What I didn’t know, was that the GPS was being dropped every time I went into the Excel (ie. every lap), and that was throwing my run data out. So my watch was telling me I was going slow, when in fact I was actually going fast (for me). Very fast (for me). I was reading my watch data saying I was running slow, and I was running faster to compensate! I held on for the last lap or so though, grinding out the run; and I even had enough energy for a final burst over the last 60 metres or so that surprised the heck out of me! I really didn’t know where the energy came from, but I somehow managed to get an exclamation out of the race announcer – so I must have done alright as far as sprint finishes go. I grabbed my celebratory beer and medal, and started to think about the end result.
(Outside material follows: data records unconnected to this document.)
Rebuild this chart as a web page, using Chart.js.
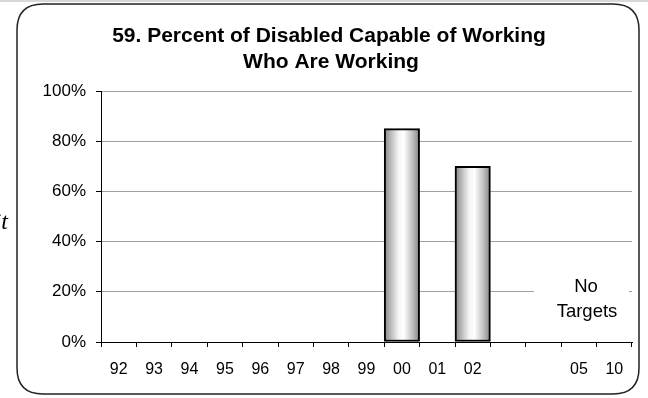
<!DOCTYPE html>
<html>
<head>
<meta charset="utf-8">
<script src="https://cdn.jsdelivr.net/npm/chart.js@4/dist/chart.umd.min.js"></script>
<style>
html,body{margin:0;padding:0;background:#fff;}
canvas{display:block;}
</style>
</head>
<body>
<canvas id="c" width="648" height="398"></canvas>
<script>
const titleLines = ['59. Percent of Disabled Capable of Working', 'Who Are Working'];
const categories = ['92','93','94','95','96','97','98','99','00','01','02','','','05','10'];
const percentWorking = [null,null,null,null,null,null,null,null,85,null,70,null,null,null,null];
const yTicks = [0,20,40,60,80,100];
const noteLines = ['No', 'Targets'];
const sideText = 'it';

const FONT = '"Liberation Sans", Arial, sans-serif';

function barGradient(ctx) {
  const chart = ctx.chart;
  if (!chart.chartArea) return '#ccc';
  const xs = chart.scales.x;
  const cx = xs.getPixelForValue(ctx.dataIndex);
  const w = xs.width / categories.length;
  const g = chart.ctx.createLinearGradient(cx - w/2, 0, cx + w/2, 0);
  g.addColorStop(0, '#858585');
  g.addColorStop(0.15, '#b0b0b0');
  g.addColorStop(0.4, '#f4f4f4');
  g.addColorStop(0.55, '#ffffff');
  g.addColorStop(0.8, '#c0c0c0');
  g.addColorStop(1, '#838383');
  return g;
}

const decor = {
  id: 'decor',
  beforeDraw(chart) {
    const c = chart.ctx;
    c.save();
    c.fillStyle = '#fff';
    c.fillRect(0, 0, chart.width, chart.height);
    c.fillStyle = '#d8d8d8';
    c.fillRect(0, 0, chart.width, 2);
    const x0 = 17, y0 = 4, x1 = 639, y1 = 394, r = 26;
    c.beginPath();
    c.moveTo(x0 + r, y0);
    c.lineTo(x1 - r, y0);
    c.quadraticCurveTo(x1, y0, x1, y0 + r);
    c.lineTo(x1, y1 - r);
    c.quadraticCurveTo(x1, y1, x1 - r, y1);
    c.lineTo(x0 + r, y1);
    c.quadraticCurveTo(x0, y1, x0, y1 - r);
    c.lineTo(x0, y0 + r);
    c.quadraticCurveTo(x0, y0, x0 + r, y0);
    c.closePath();
    c.lineWidth = 1.5;
    c.strokeStyle = '#222';
    c.stroke();
    c.restore();
  },
  afterDatasetsDraw(chart) {
    const c = chart.ctx;
    c.save();
    c.fillStyle = '#fff';
    c.fillRect(534, 262, 95, 66);
    c.fillStyle = '#000';
    c.font = '18.5px ' + FONT;
    c.textAlign = 'center';
    c.textBaseline = 'middle';
    c.fillText(noteLines[0], 586, 287);
    c.fillText(noteLines[1], 587, 312);
    c.restore();
  },
  afterDraw(chart) {
    const c = chart.ctx;
    c.save();
    c.fillStyle = '#000';
    c.font = 'bold 21px ' + FONT;
    c.textAlign = 'center';
    c.textBaseline = 'middle';
    c.fillText(titleLines[0], 329, 36);
    c.fillText(titleLines[1], 331, 62);
    c.font = 'italic 24px "Liberation Serif", "Times New Roman", serif';
    c.textAlign = 'right';
    c.fillText(sideText, 8, 223);
    c.restore();
  }
};

new Chart(document.getElementById('c'), {
  type: 'bar',
  data: {
    labels: categories,
    datasets: [{
      data: percentWorking,
      backgroundColor: barGradient,
      borderColor: '#000',
      borderWidth: 2,
      borderSkipped: false,
      categoryPercentage: 1,
      barPercentage: 1
    }]
  },
  options: {
    responsive: false,
    animation: false,
    layout: { padding: { left: 0, right: 16, top: 91, bottom: 0 } },
    plugins: { legend: { display: false }, tooltip: { enabled: false }, title: { display: false } },
    scales: {
      x: {
        offset: true,
        afterFit(s) { s.height = 56; },
        grid: { display: true, drawOnChartArea: false, offset: true, tickLength: 5, tickColor: '#000', lineWidth: 1 },
        border: { display: true, color: '#000', width: 1 },
        ticks: { autoSkip: false, maxRotation: 0, color: '#000', font: { family: FONT, size: 16 }, padding: 13 }
      },
      y: {
        min: 0, max: 100,
        afterFit(s) { s.width = 101; },
        afterBuildTicks(s) { s.ticks = yTicks.map(v => ({ value: v })); },
        grid: { color: '#a0a0a0', lineWidth: 1, tickLength: 5, tickColor: '#000' },
        border: { display: true, color: '#000', width: 1 },
        ticks: { color: '#000', font: { family: FONT, size: 17 }, padding: 10, callback: v => v + '%' }
      }
    }
  },
  plugins: [decor]
});
</script>
</body>
</html>
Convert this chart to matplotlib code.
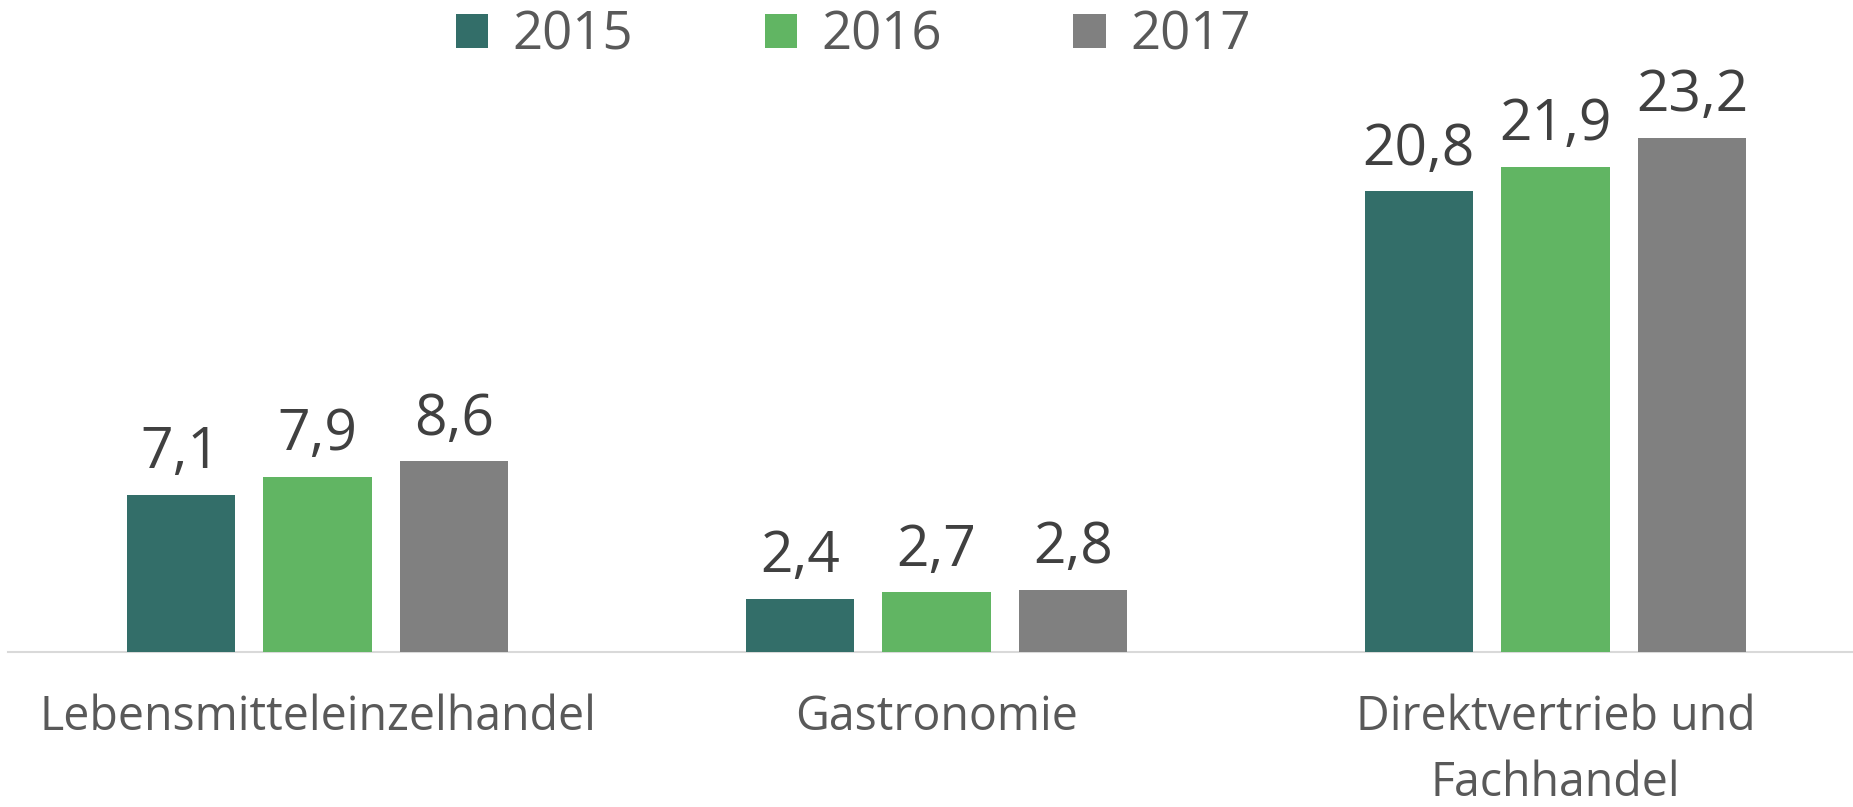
import matplotlib
matplotlib.use("Agg")
import matplotlib.pyplot as plt
from matplotlib.patches import Patch
import numpy as np

# Daten
categories = ["Lebensmitteleinzelhandel", "Gastronomie", "Direktvertrieb und\nFachhandel"]
years = ["2015", "2016", "2017"]
values_2015 = [7.1, 2.4, 20.8]
values_2016 = [7.9, 2.7, 21.9]
values_2017 = [8.6, 2.8, 23.2]
colors = ["#336e69", "#61b563", "#808080"]

plt.rcParams["font.family"] = ["Open Sans", "DejaVu Sans"]

fig = plt.figure(figsize=(18.53, 8.07), dpi=100)
ax = fig.add_axes([8 / 1853, 155 / 807, 1 - 8 / 1853, 554 / 807])

x = np.arange(len(categories))
width = 0.175
step = 0.221
series = [values_2015, values_2016, values_2017]
for i, (vals, col) in enumerate(zip(series, colors)):
    pos = x + (i - 1) * step
    bars = ax.bar(pos, vals, width=width, color=col, zorder=3)
    for b, v in zip(bars, vals):
        ax.annotate(f"{v:.1f}".replace(".", ","), (b.get_x() + b.get_width() / 2, v),
                    xytext=(0, 9), textcoords="offset points", ha="center", va="bottom",
                    fontsize=41, color="#404040")

ax.set_xlim(-0.5, (1853 - 317.5) / 619)
ax.set_ylim(0, 25)
ax.set_xticks(x)
ax.set_xticklabels(categories, fontsize=33.5, color="#595959", linespacing=1.5)
ax.tick_params(axis="x", length=0, pad=30)
ax.set_yticks([])
for s in ["top", "right", "left"]:
    ax.spines[s].set_visible(False)
ax.spines["bottom"].set_color("#d9d9d9")
ax.spines["bottom"].set_linewidth(1.5)

handles = [Patch(facecolor=c, label=y) for c, y in zip(colors, years)]
fig.legend(handles=handles, loc="center", bbox_to_anchor=(853 / 1853, 1 - 36 / 807),
           ncol=3, frameon=False, fontsize=38, labelcolor="#595959",
           handlelength=0.62, handleheight=0.62, handletextpad=0.45, columnspacing=2.5)

fig.savefig("out.png", dpi=100)
plt.close(fig)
I finished the run in 46:13, ranked 955th (top 25% of all participants) and – weirdly – a new PB for the 10km. So just put that in perspective for a minute. On a hot day, after swimming 1.5km, then cycling 40km, I ran a faster 10km than I had ever done before. Even milder days, with no other exercise prior. Absolutely nuts.
So you add it all up, and what do you get? I went 2:40:10, which placed me 904th overall for the weekend, or in the top 24% percentile of all participants over the distance (something like 3,800). It was a new personal best for the Olympic triathlon distance by 35:53, as well as personal bests for 10km and the 40km cycling time trial. 24 hours on, and I still cannot fathom how great a performance that was for me – I’m simply stunned and incredibly proud. It was just a great day, everything clicked together – it’s hard to find any fault at all. It sets me up nicely for Challenge Weymouth in just over a months time, which now has to be about lowering expectations a bit – I had a great day yesterday, it doesn’t follow that I will finish in the top quarter of athletes at Weymouth.
In the meantime though, I’m just going to enjoy this one. I had a great day yesterday, a truly great day. I feel like I’ve made a step up in terms of performance, and I now have a triathlon result that I am really, genuinely proud of.